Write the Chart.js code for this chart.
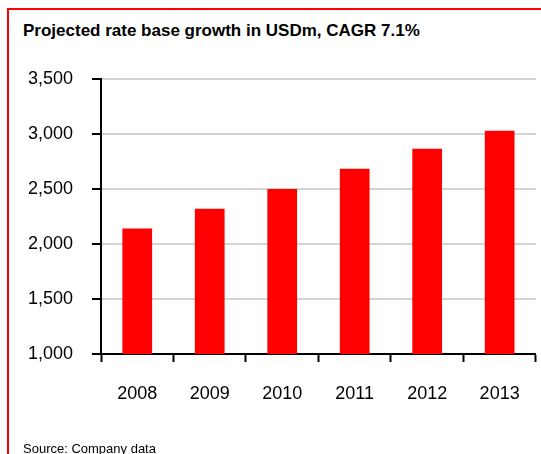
<!DOCTYPE html>
<html>
<head>
<meta charset="utf-8">
<script src="https://cdn.jsdelivr.net/npm/chart.js@4"></script>
<style>
  body { margin: 0; width: 541px; height: 454px; overflow: hidden; background: #fff; font-family: "Liberation Sans", Arial, sans-serif; }
  #frame { position: absolute; left: 7px; top: 8px; width: 540px; height: 460px; border-left: 2px solid #ff0000; border-top: 2px solid #ff0000; }
  #title { position: absolute; left: 23px; top: 21px; font-size: 17px; font-weight: bold; color: #000; white-space: nowrap; }
  #source { position: absolute; left: 23px; top: 441px; font-size: 13px; color: #000; white-space: nowrap; }
  canvas { position: absolute; left: 0; top: 0; }
</style>
</head>
<body>
<div id="frame"></div>
<div id="title">Projected rate base growth in USDm, CAGR 7.1%</div>
<canvas id="chart" width="541" height="454"></canvas>
<div id="source">Source: Company data</div>
<script>
// data
const years = ['2008', '2009', '2010', '2011', '2012', '2013'];
const rateBase = [2140, 2320, 2500, 2685, 2865, 3030];
const yTicks = [1000, 1500, 2000, 2500, 3000, 3500];

const ctx = document.getElementById('chart').getContext('2d');
new Chart(ctx, {
  type: 'bar',
  data: {
    labels: years,
    datasets: [{
      data: rateBase,
      backgroundColor: '#ff0000',
      borderWidth: 0,
      barPercentage: 0.41,
      categoryPercentage: 1
    }]
  },
  options: {
    responsive: false,
    animation: false,
    layout: { padding: { top: 79, right: 4, left: 0, bottom: 0 } },
    plugins: { legend: { display: false }, tooltip: { enabled: false } },
    scales: {
      x: {
        offset: true,
        grid: { offset: true, drawOnChartArea: false, tickLength: 8, tickColor: '#000', tickWidth: 2 },
        border: { color: '#000', width: 2 },
        ticks: { color: '#000', padding: 21, font: { family: '"Liberation Sans", Arial', size: 18 } },
        afterFit: (scale) => { scale.height = 100; }
      },
      y: {
        min: yTicks[0],
        max: yTicks[yTicks.length - 1],
        afterBuildTicks: (scale) => { scale.ticks = yTicks.map(v => ({ value: v })); },
        grid: { color: '#d4d4d4', lineWidth: 2, tickLength: 9, tickColor: '#000', tickWidth: 2 },
        border: { color: '#000', width: 2 },
        ticks: {
          color: '#000',
          padding: 19,
          font: { family: '"Liberation Sans", Arial', size: 18 },
          callback: (v) => v.toLocaleString('en-US')
        },
        afterFit: (scale) => { scale.width = 101; }
      }
    }
  }
});
</script>
</body>
</html>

····················

**REQUIRED WORK:** Write the material out again exactly as it appears, dropping the pictures.

**FINISHED EXERCISE:**
Write the Chart.js code for this chart.
<!DOCTYPE html>
<html>
<head>
<meta charset="utf-8">
<script src="https://cdn.jsdelivr.net/npm/chart.js@4"></script>
<style>
  body { margin: 0; width: 541px; height: 454px; overflow: hidden; background: #fff; font-family: "Liberation Sans", Arial, sans-serif; }
  #frame { position: absolute; left: 7px; top: 8px; width: 540px; height: 460px; border-left: 2px solid #ff0000; border-top: 2px solid #ff0000; }
  #title { position: absolute; left: 23px; top: 21px; font-size: 17px; font-weight: bold; color: #000; white-space: nowrap; }
  #source { position: absolute; left: 23px; top: 441px; font-size: 13px; color: #000; white-space: nowrap; }
  canvas { position: absolute; left: 0; top: 0; }
</style>
</head>
<body>
<div id="frame"></div>
<div id="title">Projected rate base growth in USDm, CAGR 7.1%</div>
<canvas id="chart" width="541" height="454"></canvas>
<div id="source">Source: Company data</div>
<script>
// data
const years = ['2008', '2009', '2010', '2011', '2012', '2013'];
const rateBase = [2140, 2320, 2500, 2685, 2865, 3030];
const yTicks = [1000, 1500, 2000, 2500, 3000, 3500];

const ctx = document.getElementById('chart').getContext('2d');
new Chart(ctx, {
  type: 'bar',
  data: {
    labels: years,
    datasets: [{
      data: rateBase,
      backgroundColor: '#ff0000',
      borderWidth: 0,
      barPercentage: 0.41,
      categoryPercentage: 1
    }]
  },
  options: {
    responsive: false,
    animation: false,
    layout: { padding: { top: 79, right: 4, left: 0, bottom: 0 } },
    plugins: { legend: { display: false }, tooltip: { enabled: false } },
    scales: {
      x: {
        offset: true,
        grid: { offset: true, drawOnChartArea: false, tickLength: 8, tickColor: '#000', tickWidth: 2 },
        border: { color: '#000', width: 2 },
        ticks: { color: '#000', padding: 21, font: { family: '"Liberation Sans", Arial', size: 18 } },
        afterFit: (scale) => { scale.height = 100; }
      },
      y: {
        min: yTicks[0],
        max: yTicks[yTicks.length - 1],
        afterBuildTicks: (scale) => { scale.ticks = yTicks.map(v => ({ value: v })); },
        grid: { color: '#d4d4d4', lineWidth: 2, tickLength: 9, tickColor: '#000', tickWidth: 2 },
        border: { color: '#000', width: 2 },
        ticks: {
          color: '#000',
          padding: 19,
          font: { family: '"Liberation Sans", Arial', size: 18 },
          callback: (v) => v.toLocaleString('en-US')
        },
        afterFit: (scale) => { scale.width = 101; }
      }
    }
  }
});
</script>
</body>
</html>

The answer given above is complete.